No tenemos conocimiento (al menos nosotros, historiadores aficionados) que las citadas
primeras civilizaciones de la humanidad nos hayan legado otros testimonios más que los
arqueológicos o artísticos sobre sus amplios conocimientos del tiro con arco. Sin embargo,
resulta palmaria en ellas, lo mismo que en todas las grandes o no tan grandes culturas del
Oriente Antiguo, la sublimación tanto del arco y la flecha (armas supremas) como los arqueros
(los más eficaces combatientes y hábiles cazadores). Posteriormente, con el nacimiento de los
primeros textos literarios, se añadiría a esta sublimación no escrita pero evidente, la figura del
arquero como héroe legendario, ¡o semi-Dios!, capaz de las más increíbles proezas. La posible
primera referencia histórica a un arquero de estas características puede que se encuentre,
aunque indirectamente, en la obra literaria más antigua del mundo, el poema mitológico sumerio
“La epopeya de Gilgamesh”: nombre de un supuesto rey de Uruk en busca de la inmortalidad,
pues algunos asiriólogos lo identifican con el Nemrod de La Biblia (“poderoso cazador delante de
Jehová”, Génesis, capítulo X). Nemrod, personaje también mítico al cual si se representa
habitualmente como un gran arquero, habría sido nada menos que el primer rey de la
humanidad después del Diluvio Universal. Curiosamente, este mito del diluvio, sin duda el más
grande de todos los de los hombres (¡no hay lugar en la tierra donde, de una u otra forma, no se
haya relatado!), aparece escrito por vez primera en la mentada epopeya sumeria.

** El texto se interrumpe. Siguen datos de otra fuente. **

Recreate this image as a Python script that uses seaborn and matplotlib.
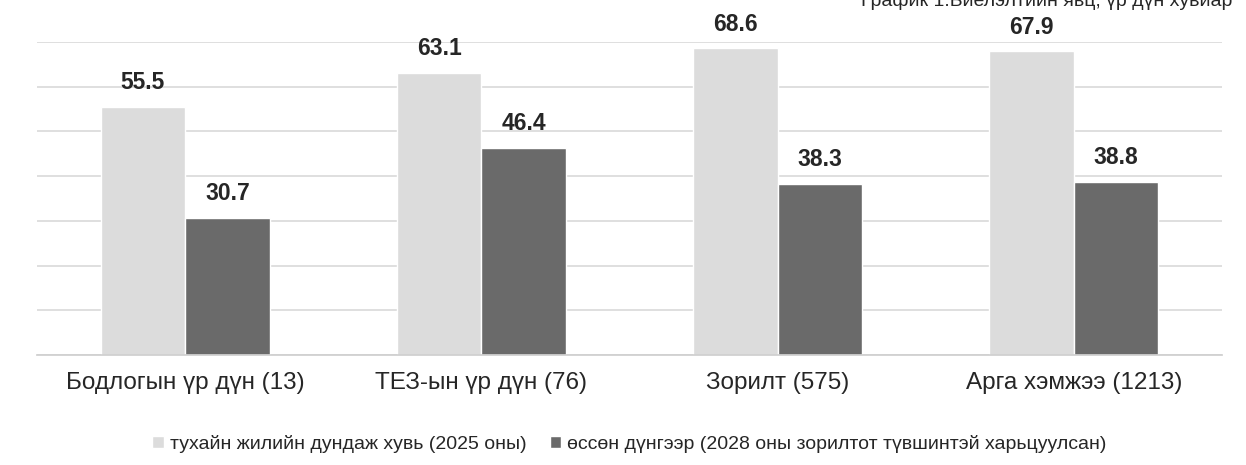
import matplotlib
matplotlib.use('Agg')
import matplotlib.pyplot as plt
import pandas as pd
import seaborn as sns

categories = ['Бодлогын үр дүн (13)', 'ТЕЗ-ын үр дүн (76)', 'Зорилт (575)', 'Арга хэмжээ (1213)']
series_names = ['тухайн жилийн дундаж хувь (2025 оны)',
                'өссөн дүнгээр (2028 оны зорилтот түвшинтэй харьцуулсан)']
avg_2025 = [55.5, 63.1, 68.6, 67.9]
vs_2028 = [30.7, 46.4, 38.3, 38.8]
title = 'График 1.Биелэлтийн явц, үр дүн хувиар'

sns.set_theme(style='white')
plt.rcParams['font.family'] = ['Liberation Sans', 'DejaVu Sans']

df = pd.DataFrame({
    'category': categories * 2,
    'series': [series_names[0]] * 4 + [series_names[1]] * 4,
    'value': avg_2025 + vs_2028,
})

fig, ax = plt.subplots(figsize=(12.46, 4.65), dpi=100)
fig.subplots_adjust(left=37 / 1246, right=1222 / 1246, top=1 - 42 / 465, bottom=1 - 355 / 465)

sns.barplot(data=df, x='category', y='value', hue='series', ax=ax,
            palette=['#dcdcdc', '#6a6a6a'], width=0.57, saturation=1, zorder=2)

for c in ax.containers:
    ax.bar_label(c, fmt='%.1f', padding=9, fontsize=16.5, fontweight='bold', color='#262626')

ax.set_ylim(0, 70)
ax.set_xlim(-0.5, 3.5)
ax.set_yticks(range(0, 71, 10))
ax.yaxis.grid(True, color='#d9d9d9', linewidth=1.2, zorder=0)
ax.set_yticklabels([])
ax.tick_params(axis='y', length=0)
ax.tick_params(axis='x', length=0, labelsize=17.5, pad=12, labelcolor='#262626')
ax.set_xlabel('')
ax.set_ylabel('')
sns.despine(ax=ax, left=True, top=True, right=True)
ax.spines['bottom'].set_color('#cfcfcf')

handles, labels = ax.get_legend_handles_labels()
ax.legend(handles, labels, loc='upper center', bbox_to_anchor=(0.5, -0.2), ncol=2,
          frameon=False, fontsize=14, handlelength=0.6, handleheight=0.6,
          handletextpad=0.3, columnspacing=1.2, labelcolor='#262626')

fig.text(0.989, 1 - 6 / 465, title, ha='right', va='baseline', fontsize=14, color='#262626')

fig.savefig('out.png', dpi=100)
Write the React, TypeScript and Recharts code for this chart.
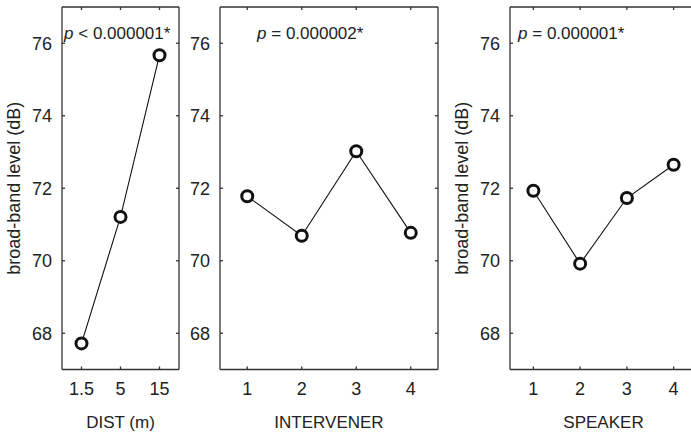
import { LineChart, Line, XAxis, YAxis, Label } from 'recharts';

const distLabels = ['1.5', '5', '15'];
const distLevels = [67.72, 71.21, 75.67];

const intervenerLabels = ['1', '2', '3', '4'];
const intervenerLevels = [71.78, 70.69, 73.02, 70.77];

const speakerLabels = ['1', '2', '3', '4'];
const speakerLevels = [71.93, 69.92, 71.73, 72.65];

const yTicks = [68, 70, 72, 74, 76];
const yDomain: [number, number] = [67, 77];

const FONT = '"Liberation Sans", Arial, sans-serif';
const INK = '#222';
const FRAME = '#333';

const blank = () => <g />;

type PanelProps = {
  left: number;
  width: number;
  axisWidth: number;
  marginRight: number;
  labels: string[];
  values: number[];
  xTitle: string;
  pRel: string;
  pValue: string;
  pX: number;
  yTitleX?: number;
};

function Panel({ left, width, axisWidth, marginRight, labels, values, xTitle, pRel, pValue, pX, yTitleX }: PanelProps) {
  const data = labels.map((x, i) => ({ x, v: values[i] }));
  const tickStyle = { fill: INK, fontSize: 18, fontFamily: FONT };
  const frame = { stroke: FRAME, strokeWidth: 1.3 };

  const pText = (props: any) => {
    const vb = props.viewBox;
    return (
      <text x={vb.x + pX} y={39} fill={INK} fontSize={17} fontFamily={FONT}>
        <tspan fontStyle="italic">p</tspan> {pRel} {pValue}
      </text>
    );
  };

  const yTitle = (props: any) => {
    const vb = props.viewBox;
    const cy = vb.y + vb.height / 2;
    return (
      <text
        x={yTitleX}
        y={cy}
        transform={`rotate(-90 ${yTitleX} ${cy})`}
        textAnchor="middle"
        dominantBaseline="central"
        fill={INK}
        fontSize={18}
        fontFamily={FONT}
      >
        broad-band level (dB)
      </text>
    );
  };

  return (
    <div style={{ position: 'absolute', left, top: 0 }}>
      <LineChart width={width} height={435} data={data} margin={{ top: 6, right: marginRight - 1, bottom: 0, left: 0 }}>
        <XAxis
          xAxisId="b"
          dataKey="x"
          scale="band"
          height={65.5}
          tickSize={-3}
          tickMargin={15.5}
          tick={tickStyle}
          axisLine={frame}
          tickLine={frame}
        >
          <Label value={xTitle} position="insideBottom" offset={7} fill={INK} fontSize={17} fontFamily={FONT} />
        </XAxis>
        <XAxis
          xAxisId="t"
          dataKey="x"
          scale="band"
          orientation="top"
          height={1}
          tickSize={-3}
          tick={blank}
          axisLine={frame}
          tickLine={frame}
        >
          <Label content={pText} />
        </XAxis>
        <YAxis
          yAxisId="l"
          domain={yDomain}
          ticks={yTicks}
          width={axisWidth}
          tickSize={-3}
          tickMargin={13}
          tick={tickStyle}
          axisLine={frame}
          tickLine={frame}
        >
          {yTitleX !== undefined && <Label content={yTitle} />}
        </YAxis>
        <YAxis
          yAxisId="r"
          orientation="right"
          domain={yDomain}
          ticks={yTicks}
          width={1}
          tickSize={-3}
          tick={blank}
          axisLine={frame}
          tickLine={frame}
        />
        <Line xAxisId="t" yAxisId="r" dataKey="v" stroke="none" dot={false} activeDot={false} isAnimationActive={false} />
        <Line
          xAxisId="b"
          yAxisId="l"
          dataKey="v"
          stroke="#111"
          strokeWidth={1.1}
          dot={{ r: 5.5, stroke: '#111', strokeWidth: 3, fill: '#fff' }}
          activeDot={false}
          isAnimationActive={false}
        />
      </LineChart>
    </div>
  );
}

export default function App() {
  return (
    <div style={{ position: 'fixed', left: 0, top: 0, width: 691, height: 435, overflow: 'hidden', background: '#fff' }}>
      <Panel
        left={0}
        width={190}
        axisWidth={62}
        marginRight={11}
        labels={distLabels}
        values={distLevels}
        xTitle="DIST (m)"
        pRel="<"
        pValue="0.000001*"
        pX={2}
        yTitleX={14}
      />
      <Panel
        left={180}
        width={270}
        axisWidth={40}
        marginRight={12}
        labels={intervenerLabels}
        values={intervenerLevels}
        xTitle="INTERVENER"
        pRel="="
        pValue="0.000002*"
        pX={37}
      />
      <Panel
        left={440}
        width={270}
        axisWidth={70}
        marginRight={13}
        labels={speakerLabels}
        values={speakerLevels}
        xTitle="SPEAKER"
        pRel="="
        pValue="0.000001*"
        pX={8}
        yTitleX={22}
      />
    </div>
  );
}
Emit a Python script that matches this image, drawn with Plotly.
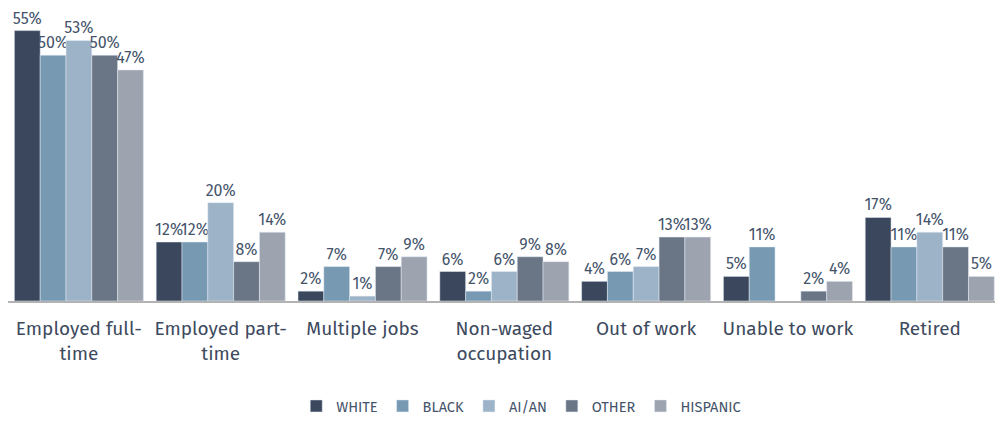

Con el paso de los siglos, llegarían para agrandar el corpus (histórico, mitológico y espiritual,
pero también simbólico y ritual, como ya veremos) de la arquería, extensos tratados técnicos de
India, China y Turquía, entre los más significativos, que sería prolijo citar aquí, pero con los que
la historia del arco adquiriría aún mayor relieve y densidad. Nosotros, amable lector, estamos
condensándola mucho pero esperamos, no obstante, hacerle un mínimo de justicia, pues es
también mucho lo que el arco nos ha dado.